A third chapter in the life of Edinburgh's hormone-driven Detective Chief Inspector David Fyfe, here involved with the murder of respectable, church-going widow Zena McElhose. Zena's been found dead on her kitchen floor, apparently killed by the mallet still clutched in the hand of a man lying, near death, inside the front door, his own head encased in a balaclava helmet. The old woman's body was discovered by her tenant Marianne Dunne, now living in a small house behind Zena's with her burly common-law husband Sandy Ramensky and their three-year-old daughter Lorna, who is dying of leukemia. The man in the helmet, felled by a heart attack, turns out to be a lawyer, Valentine Randolph, indulging in his favorite sport—larceny—while his longtime secretary—another nutcase—is acting out her doomed fantasies in the background.

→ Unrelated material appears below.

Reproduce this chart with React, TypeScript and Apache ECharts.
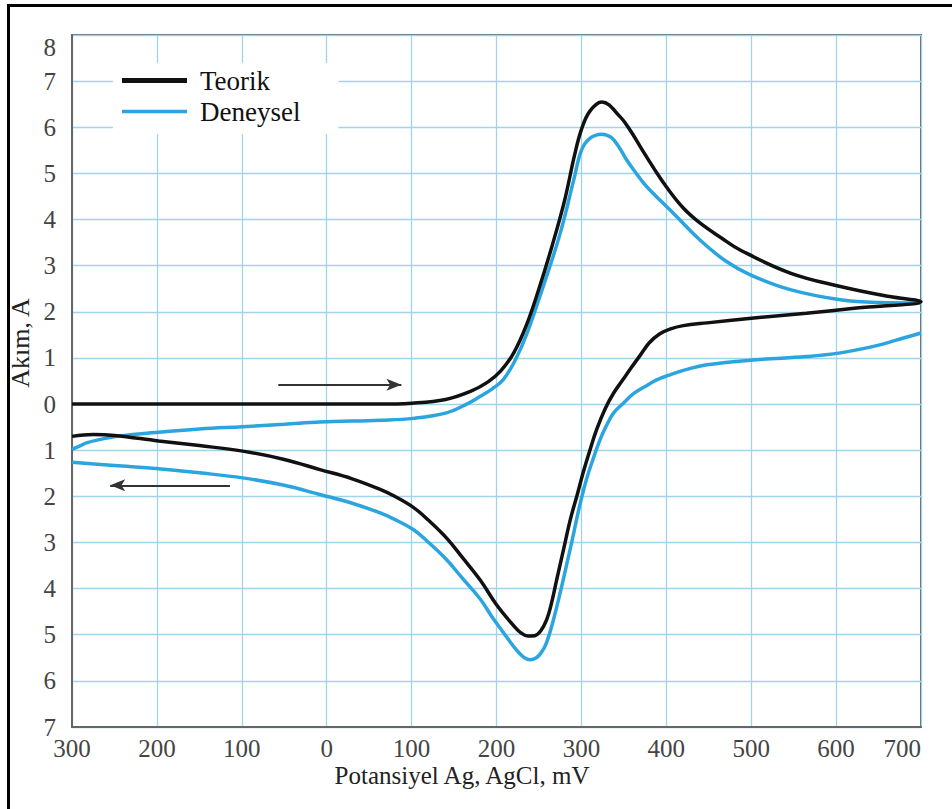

Then there's Fyfe himself, playing with fire as he tries to balance his reconciliation with ex-wife Sally, his attraction to newly met Hilary, and a rendezvous with old flame and partner-in-crime Angela, all this time trying to make sense out of Sandy Ramensky's drunken, metaphysical rantings: Is he the one guilty of Zena's murder or not? In the end, it's Chief Constable Sir Duncan who unveils the murderer in this pretentious procedural: overwritten, laden with psychobabble, and a disappointment after the author's well-received Sleeping Pretty (1996).